Anyway, without rules in place for Wizards to acquire more spells without relying on DM fiat, the number of spells a Wizard can learn is not great compared to the unlimited access known-spell casters would now have.
 

I came into this late and we are 300+ posts in and haven't read all(any posts so far) so I'm probably reiterating some stuff that was stated:

Spell versatility gives other classes a Wizard's versatility...and, I'd argue, it's even better because wizard only has what's in his book while sorcerer/bard can choose from the whole list.

New Fighting style: unarmed Fighting. Pretty much makes the Tavern brawler feat useless.

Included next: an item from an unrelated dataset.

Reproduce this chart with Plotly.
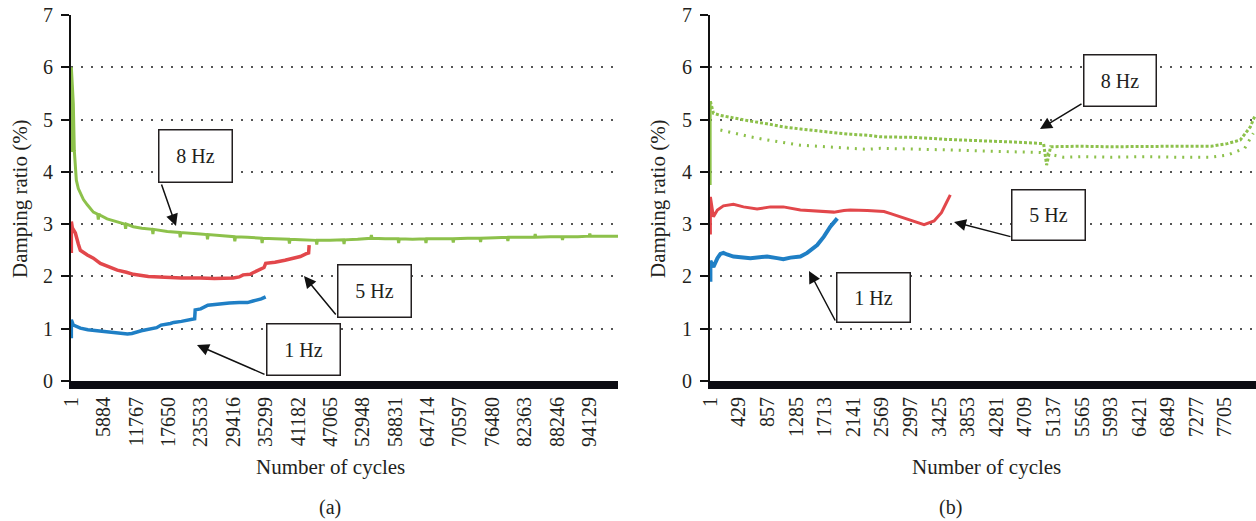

Does more damage than a monk?

Just my thoughts.
 

6ENow!

The Game Is Over
Spell versatility gives other classes a Wizard's versatility...and, I'd argue, it's even better because wizard only has what's in his book while sorcerer/bard can choose from the whole list.
Fresh perspective ... gets it pretty quickly. :)

New Fighting style: unarmed Fighting. Pretty much makes the Tavern brawler feat useless. Does more damage than a monk?
Yep, they would have been better off including a revised Ranger and Monk class in the new book---but oh, well.

FWIW, nothing against Fighter-types getting an unarmed style... just to make that clear.
 



I think some sorcerers needed help, but I agree with the people who think that it shouldn't come at the cost of a portion of another class's identity. I don't think it is overpowering really, but I think it is the wrong kind of patch up. It's traditionally not supposed to be the sorcerer's job to be the versatile spellcaster. They are supposed to do funky things with a smaller list ( subtle, twin, quicken, etc ). I think a better option may have been to allow one free cast of each metamagic they have per short rest or something. I'd have to see it in play but that doesn't sound too powerful and I think it is more in theme with sorcerers with the possible exception of wild magic sorcerers. This optional rule does feel up their alley to some degree, except that they would be controlling what spell they got. That's not really wild/random.